## Directive
Retype each line of the material exactly, please, skipping any picture in it.

## Input records
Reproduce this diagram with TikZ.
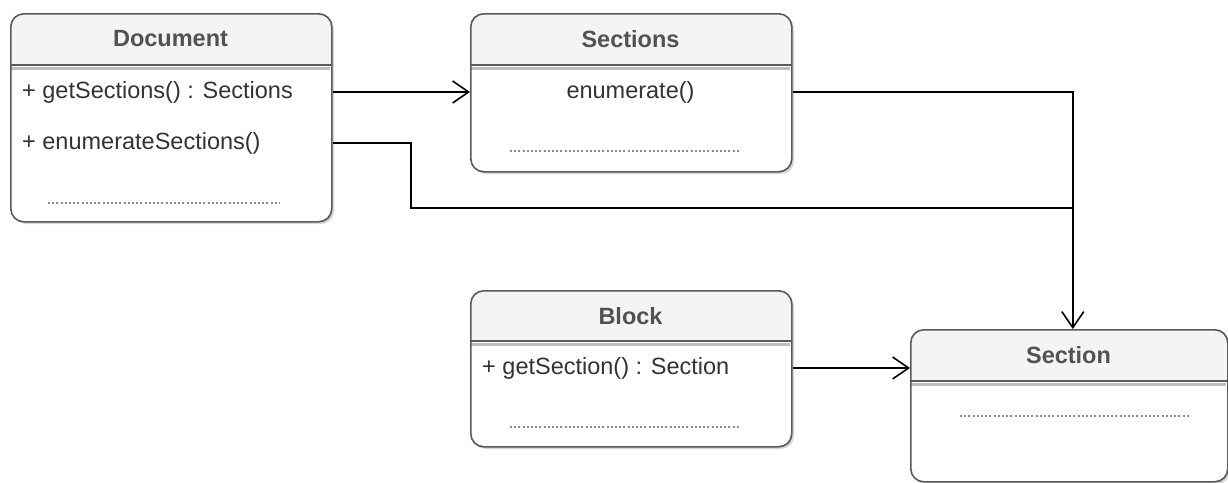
\documentclass[tikz,border=0pt]{standalone}
\usepackage{fontspec}
\setmainfont{Liberation Sans}
\usetikzlibrary{arrows.meta,calc}
\definecolor{headfill}{HTML}{F4F4F4}
\definecolor{boxline}{HTML}{5A5A5A}
\definecolor{sepline}{HTML}{BDBDBD}
\definecolor{shadowc}{HTML}{D6D6D6}
\definecolor{txt}{HTML}{333333}
\tikzset{
  boxborder/.style={draw=boxline, line width=1.6pt, rounded corners=13pt},
  hdr/.style={font=\fontsize{23.5pt}{28pt}\selectfont\bfseries, text=txt!85!white, inner sep=0pt},
  meth/.style={font=\fontsize{23.5pt}{28pt}\selectfont, text=txt, inner sep=0pt, anchor=west},
  cmeth/.style={font=\fontsize{23.5pt}{28pt}\selectfont, text=txt, inner sep=0pt},
  dots/.style={draw=gray!90, line width=1.2pt, dash pattern=on 2pt off 2.2pt},
  conn/.style={draw=black, line width=1.6pt},
  arr/.style={conn, -{Straight Barb[length=16pt,width=22pt,line width=1.6pt]}},
}
% #1 name, #2 x, #3 y, #4 w, #5 h, #6 header height
\newcommand\umlbox[6]{%
  \fill[shadowc, rounded corners=13pt] (#2+3,#3+3) rectangle ++(#4,#5);
  \fill[white, rounded corners=13pt] (#2,#3) rectangle ++(#4,#5);
  \fill[headfill] (#2,#3+#6) [rounded corners=13pt] -- (#2,#3) -- (#2+#4,#3) [sharp corners] -- (#2+#4,#3+#6) -- cycle;
  \draw[sepline, line width=3pt] (#2+1,#3+#6+3) -- (#2+#4-1,#3+#6+3);
  \draw[boxline, line width=1.6pt] (#2,#3+#6) -- (#2+#4,#3+#6);
  \node[boxborder, minimum width=#4pt, minimum height=#5pt, inner sep=0pt, anchor=north west] (#1) at (#2,#3) {};
}
\begin{document}
\begin{tikzpicture}[x=1pt,y=-1pt]
\useasboundingbox (0,0) rectangle (1228,482);
\path[fill=white] (0,0) rectangle (1228,482);

% Document
\umlbox{doc}{10}{13}{321}{208}{52}
\node[hdr] (docT) at (170.5,39) {Document};
\node[meth] (docM1) at (22,92) {+ getSections() : Sections};
\node[meth] (docM2) at (22,143) {+ enumerateSections()};
\draw[dots] (48,203) -- (280,203);

% Sections
\umlbox{secs}{470}{13}{321}{158}{52}
\node[hdr] (secsT) at (630.5,39) {Sections};
\node[cmeth] (secsM1) at (630.5,92) {enumerate()};
\draw[dots] (510,151) -- (740,151);

% Block
\umlbox{blk}{470}{290}{321}{156}{51}
\node[hdr] (blkT) at (630.5,316) {Block};
\node[meth] (blkM1) at (482,368) {+ getSection() : Section};
\draw[dots] (510,427) -- (740,427);

% Section
\umlbox{sec}{910}{329}{317}{152}{52}
\node[hdr] (secT) at (1068.5,355) {Section};
\draw[dots] (960,416) -- (1190,416);

% connectors
\coordinate (tip) at ($(sec.north)+(3.5,0)$);
\coordinate (join) at (tip |- 0,208);
\draw[arr] (doc.east |- docM1) -- (secs.west |- docM1);
\draw[arr] (secs.east |- secsM1) -| (tip);
\draw[conn] (doc.east |- docM2) -- (411,143) |- (join);
\draw[arr] (blk.east |- blkM1) -- (sec.west |- blkM1);
\end{tikzpicture}
\end{document}
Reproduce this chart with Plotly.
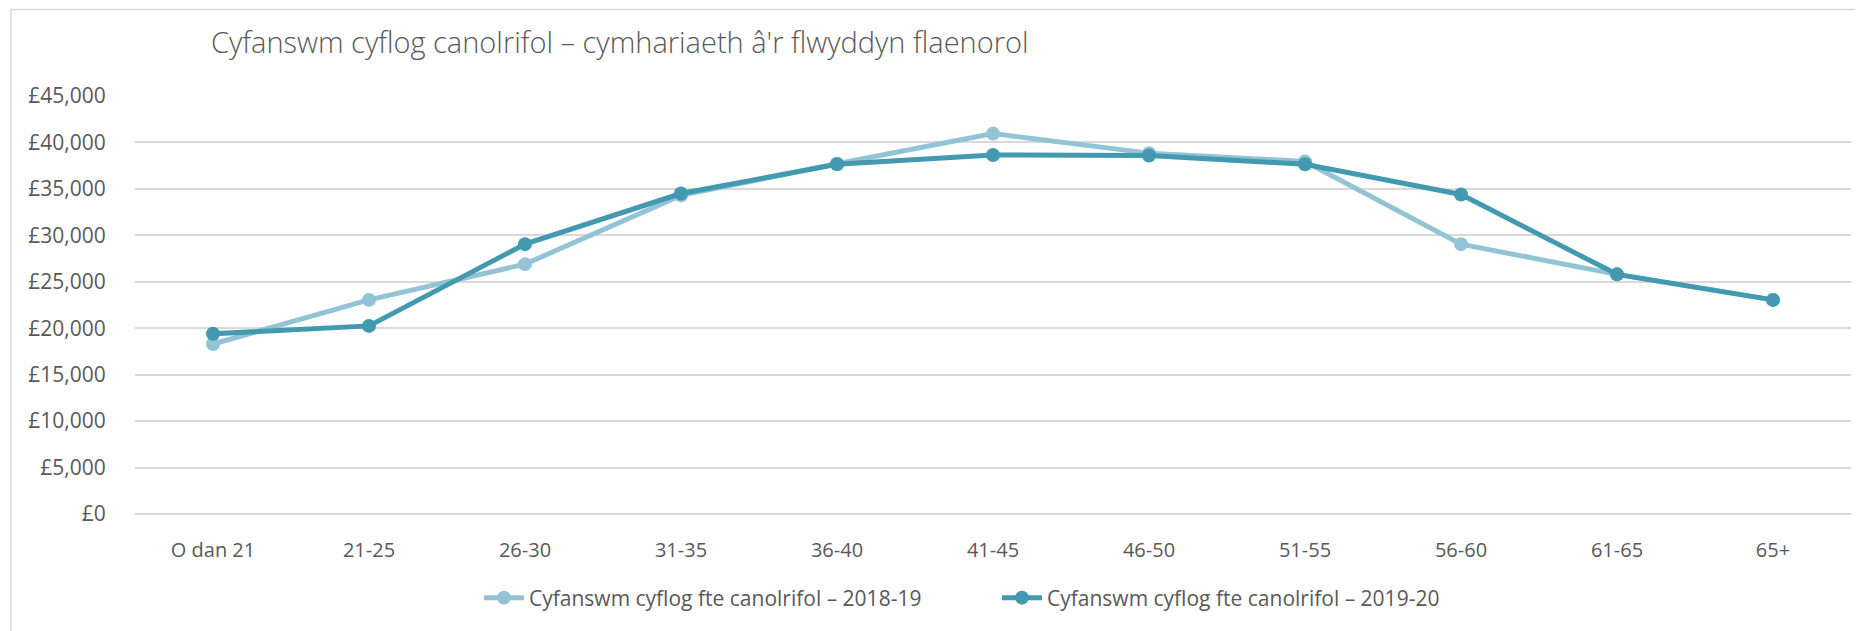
import plotly.graph_objects as go

categories = ["O dan 21", "21-25", "26-30", "31-35", "36-40", "41-45",
              "46-50", "51-55", "56-60", "61-65", "65+"]
pay_2018_19 = [18300, 23050, 26900, 34300, 37700, 40950,
               38850, 37950, 29050, 25800, 23050]
pay_2019_20 = [19400, 20250, 29050, 34500, 37650, 38650,
               38600, 37650, 34400, 25800, 23050]
name_2018_19 = "Cyfanswm cyflog fte canolrifol \u2013 2018-19"
name_2019_20 = "Cyfanswm cyflog fte canolrifol \u2013 2019-20"
title_text = "Cyfanswm cyflog canolrifol \u2013 cymhariaeth \u00e2'r flwyddyn flaenorol"
y_ticks = [0, 5000, 10000, 15000, 20000, 25000, 30000, 35000, 40000, 45000]
y_tick_labels = ["\u00a3" + f"{v:,}" for v in y_ticks]

LIGHT = "#93C4D6"
DARK = "#4299B0"
TEXT = "#595959"
GRID = "#D9D9D9"
FONT = "Open Sans"

# page has an 8px body margin; figure coordinates are page coordinates - 8
OFF = 8
W, H = 1863 - OFF, 631 - OFF
L, T = 135 - OFF, 96 - OFF
R = W - (1851 - OFF)
B = H - (514 - OFF)
pw, ph = W - L - R, H - T - B


def px_x(x):
    return (x - OFF - L) / pw


def px_y(y):
    return (H - B - (y - OFF)) / ph


fig = go.Figure()
fig.add_trace(go.Scatter(
    x=categories, y=pay_2018_19, name=name_2018_19, mode="lines+markers",
    line=dict(color=LIGHT, width=5), marker=dict(color=LIGHT, size=14)))
fig.add_trace(go.Scatter(
    x=categories, y=pay_2019_20, name=name_2019_20, mode="lines+markers",
    line=dict(color=DARK, width=5), marker=dict(color=DARK, size=14)))

fig.update_layout(
    width=W, height=H,
    margin=dict(l=L, r=R, t=T, b=B),
    paper_bgcolor="white", plot_bgcolor="white",
    font=dict(family=FONT, color=TEXT, size=20),
    title=dict(text=title_text, xref="container", yref="container",
               x=(211 - OFF) / W, xanchor="left", y=1 - (43 - OFF) / H,
               yanchor="middle",
               font=dict(family=FONT, size=29, color=TEXT, weight=300)),
    showlegend=True,
    legend=dict(orientation="h", xanchor="center", yanchor="middle",
                x=px_x(997), y=px_y(598), font=dict(size=21, color=TEXT),
                itemwidth=40, tracegroupgap=0,
                entrywidthmode="pixels", entrywidth=463),
    shapes=[dict(type="rect", xref="paper", yref="paper",
                 x0=px_x(11), x1=px_x(1862), y0=px_y(680), y1=px_y(9.5),
                 line=dict(color=GRID, width=1.5), fillcolor="rgba(0,0,0,0)",
                 layer="below")],
    hovermode=False,
)
fig.update_xaxes(type="category", range=[-0.5, len(categories) - 0.5],
                 showgrid=False, zeroline=False, showline=False,
                 ticks="outside", ticklen=18, tickcolor="rgba(0,0,0,0)",
                 tickfont=dict(size=20, color=TEXT))
fig.update_yaxes(range=[0, 45000], tickvals=y_ticks, ticktext=y_tick_labels,
                 showgrid=True, gridcolor=GRID, gridwidth=1.5,
                 zeroline=True, zerolinecolor=GRID, zerolinewidth=1.5,
                 showline=False, ticks="outside", ticklen=24,
                 tickcolor="rgba(0,0,0,0)", tickfont=dict(size=21, color=TEXT))

fig.write_html("out.html")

## Solution to this problem
Reproduce this diagram with TikZ.
\documentclass[tikz,border=0pt]{standalone}
\usepackage{fontspec}
\setmainfont{Liberation Sans}
\usetikzlibrary{arrows.meta,calc}
\definecolor{headfill}{HTML}{F4F4F4}
\definecolor{boxline}{HTML}{5A5A5A}
\definecolor{sepline}{HTML}{BDBDBD}
\definecolor{shadowc}{HTML}{D6D6D6}
\definecolor{txt}{HTML}{333333}
\tikzset{
  boxborder/.style={draw=boxline, line width=1.6pt, rounded corners=13pt},
  hdr/.style={font=\fontsize{23.5pt}{28pt}\selectfont\bfseries, text=txt!85!white, inner sep=0pt},
  meth/.style={font=\fontsize{23.5pt}{28pt}\selectfont, text=txt, inner sep=0pt, anchor=west},
  cmeth/.style={font=\fontsize{23.5pt}{28pt}\selectfont, text=txt, inner sep=0pt},
  dots/.style={draw=gray!90, line width=1.2pt, dash pattern=on 2pt off 2.2pt},
  conn/.style={draw=black, line width=1.6pt},
  arr/.style={conn, -{Straight Barb[length=16pt,width=22pt,line width=1.6pt]}},
}
% #1 name, #2 x, #3 y, #4 w, #5 h, #6 header height
\newcommand\umlbox[6]{%
  \fill[shadowc, rounded corners=13pt] (#2+3,#3+3) rectangle ++(#4,#5);
  \fill[white, rounded corners=13pt] (#2,#3) rectangle ++(#4,#5);
  \fill[headfill] (#2,#3+#6) [rounded corners=13pt] -- (#2,#3) -- (#2+#4,#3) [sharp corners] -- (#2+#4,#3+#6) -- cycle;
  \draw[sepline, line width=3pt] (#2+1,#3+#6+3) -- (#2+#4-1,#3+#6+3);
  \draw[boxline, line width=1.6pt] (#2,#3+#6) -- (#2+#4,#3+#6);
  \node[boxborder, minimum width=#4pt, minimum height=#5pt, inner sep=0pt, anchor=north west] (#1) at (#2,#3) {};
}
\begin{document}
\begin{tikzpicture}[x=1pt,y=-1pt]
\useasboundingbox (0,0) rectangle (1228,482);
\path[fill=white] (0,0) rectangle (1228,482);

% Document
\umlbox{doc}{10}{13}{321}{208}{52}
\node[hdr] (docT) at (170.5,39) {Document};
\node[meth] (docM1) at (22,92) {+ getSections() : Sections};
\node[meth] (docM2) at (22,143) {+ enumerateSections()};
\draw[dots] (48,203) -- (280,203);

% Sections
\umlbox{secs}{470}{13}{321}{158}{52}
\node[hdr] (secsT) at (630.5,39) {Sections};
\node[cmeth] (secsM1) at (630.5,92) {enumerate()};
\draw[dots] (510,151) -- (740,151);

% Block
\umlbox{blk}{470}{290}{321}{156}{51}
\node[hdr] (blkT) at (630.5,316) {Block};
\node[meth] (blkM1) at (482,368) {+ getSection() : Section};
\draw[dots] (510,427) -- (740,427);

% Section
\umlbox{sec}{910}{329}{317}{152}{52}
\node[hdr] (secT) at (1068.5,355) {Section};
\draw[dots] (960,416) -- (1190,416);

% connectors
\coordinate (tip) at ($(sec.north)+(3.5,0)$);
\coordinate (join) at (tip |- 0,208);
\draw[arr] (doc.east |- docM1) -- (secs.west |- docM1);
\draw[arr] (secs.east |- secsM1) -| (tip);
\draw[conn] (doc.east |- docM2) -- (411,143) |- (join);
\draw[arr] (blk.east |- blkM1) -- (sec.west |- blkM1);
\end{tikzpicture}
\end{document}
Reproduce this chart with Plotly.
import plotly.graph_objects as go

categories = ["O dan 21", "21-25", "26-30", "31-35", "36-40", "41-45",
              "46-50", "51-55", "56-60", "61-65", "65+"]
pay_2018_19 = [18300, 23050, 26900, 34300, 37700, 40950,
               38850, 37950, 29050, 25800, 23050]
pay_2019_20 = [19400, 20250, 29050, 34500, 37650, 38650,
               38600, 37650, 34400, 25800, 23050]
name_2018_19 = "Cyfanswm cyflog fte canolrifol \u2013 2018-19"
name_2019_20 = "Cyfanswm cyflog fte canolrifol \u2013 2019-20"
title_text = "Cyfanswm cyflog canolrifol \u2013 cymhariaeth \u00e2'r flwyddyn flaenorol"
y_ticks = [0, 5000, 10000, 15000, 20000, 25000, 30000, 35000, 40000, 45000]
y_tick_labels = ["\u00a3" + f"{v:,}" for v in y_ticks]

LIGHT = "#93C4D6"
DARK = "#4299B0"
TEXT = "#595959"
GRID = "#D9D9D9"
FONT = "Open Sans"

# page has an 8px body margin; figure coordinates are page coordinates - 8
OFF = 8
W, H = 1863 - OFF, 631 - OFF
L, T = 135 - OFF, 96 - OFF
R = W - (1851 - OFF)
B = H - (514 - OFF)
pw, ph = W - L - R, H - T - B


def px_x(x):
    return (x - OFF - L) / pw


def px_y(y):
    return (H - B - (y - OFF)) / ph


fig = go.Figure()
fig.add_trace(go.Scatter(
    x=categories, y=pay_2018_19, name=name_2018_19, mode="lines+markers",
    line=dict(color=LIGHT, width=5), marker=dict(color=LIGHT, size=14)))
fig.add_trace(go.Scatter(
    x=categories, y=pay_2019_20, name=name_2019_20, mode="lines+markers",
    line=dict(color=DARK, width=5), marker=dict(color=DARK, size=14)))

fig.update_layout(
    width=W, height=H,
    margin=dict(l=L, r=R, t=T, b=B),
    paper_bgcolor="white", plot_bgcolor="white",
    font=dict(family=FONT, color=TEXT, size=20),
    title=dict(text=title_text, xref="container", yref="container",
               x=(211 - OFF) / W, xanchor="left", y=1 - (43 - OFF) / H,
               yanchor="middle",
               font=dict(family=FONT, size=29, color=TEXT, weight=300)),
    showlegend=True,
    legend=dict(orientation="h", xanchor="center", yanchor="middle",
                x=px_x(997), y=px_y(598), font=dict(size=21, color=TEXT),
                itemwidth=40, tracegroupgap=0,
                entrywidthmode="pixels", entrywidth=463),
    shapes=[dict(type="rect", xref="paper", yref="paper",
                 x0=px_x(11), x1=px_x(1862), y0=px_y(680), y1=px_y(9.5),
                 line=dict(color=GRID, width=1.5), fillcolor="rgba(0,0,0,0)",
                 layer="below")],
    hovermode=False,
)
fig.update_xaxes(type="category", range=[-0.5, len(categories) - 0.5],
                 showgrid=False, zeroline=False, showline=False,
                 ticks="outside", ticklen=18, tickcolor="rgba(0,0,0,0)",
                 tickfont=dict(size=20, color=TEXT))
fig.update_yaxes(range=[0, 45000], tickvals=y_ticks, ticktext=y_tick_labels,
                 showgrid=True, gridcolor=GRID, gridwidth=1.5,
                 zeroline=True, zerolinecolor=GRID, zerolinewidth=1.5,
                 showline=False, ticks="outside", ticklen=24,
                 tickcolor="rgba(0,0,0,0)", tickfont=dict(size=21, color=TEXT))

fig.write_html("out.html")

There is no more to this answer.